In the summer of 2023, Rucker was signed to Heart Of Texas Records, out of Brady, Texas, under the direction of President and CEO Tracy Pitcox (Texas Country DJ Hall of Fame Member). An album of duets was released in October, 2024 entitled: Takin' A Walk (with Friends) - The Duet Sessions. Notable duet artists as: Darrell McCall, Diane McCall, Tony Booth, Jeannie C. Riley, Leon Everette, Margie Singleton, and Justin Trevino. The project is being produced by Trevino, who is well known in traditional country music circles himself, for keeping the flame of tradition glowing. The year 2023 also saw Joe hosting the world famous Midnite Jamboree for the second time (he has appeared multiple times over the years), for which the great guitarist Doyle Dykes was his featured guest (among his other guests Diane McCall, Justin Dukes, and Sonny Wright).

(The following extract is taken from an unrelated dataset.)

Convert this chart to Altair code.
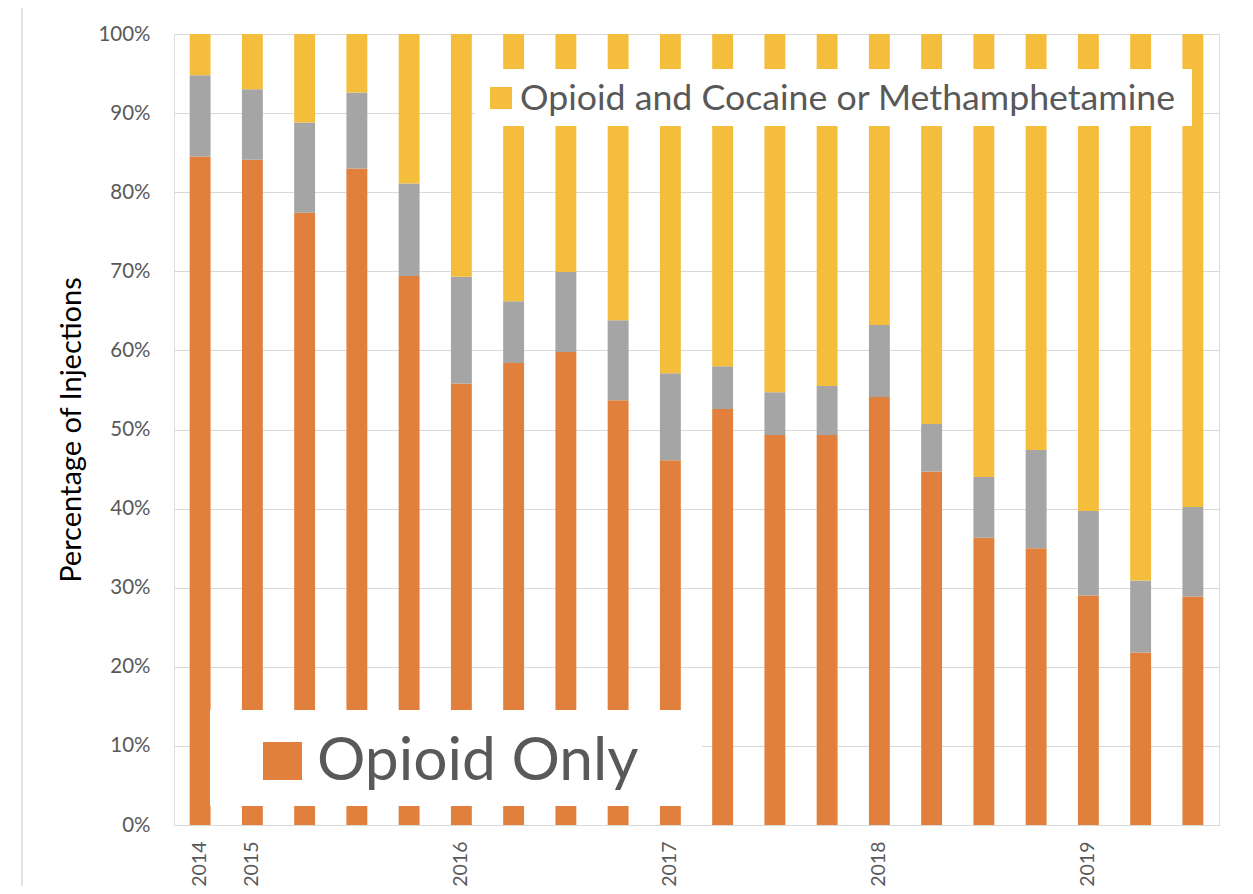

After over 25 years in Nashville, Joe Rucker has seen many of his musical dreams come true. He has worked with many of his musical heroes, has toured towns all over the country gaining grass roots fans everywhere he goes. He has performed at venues sought after by every Nashville musician including several solos performances at the Ryman Auditorium, Wheeling Jamboree, Midnite Jamboree, CMA Fest, and Heart of Texas Country Music Festival. When asked what his goals are for the future, Rucker responded, "My life-long dream is to perform on the Grand Ole Opry. I've performed on a few shows at the Ryman for different events, and I've been on WSM radio multiple times, but I still have not had the opportunity to debut on the Opry. That's my dream. That's the high mark for me. I can tell you just about everything about the Grand Ole Opry and its history...from Uncle Dave Macon and DeFord Bailey to Mark Wills and Carrie Underwood. Everything within my being loves the Opry like a guitar loves good strings. I will never stop longing to perform on the greatest show on earth; The Grand Ole Opry!"

His father, Jerry Rucker, worked in the Space Shuttle program for more than 35 years, and wrote several songs specifically geared towards the Shuttle program. The first song, called Blastoff Columbia, was used to wake up astronauts Robert Crippen and John Young from their first night in space during STS-1. It was a great honor for the entire family, and the song has been featured in several NASA videos and television news reels regarding the Shuttle program.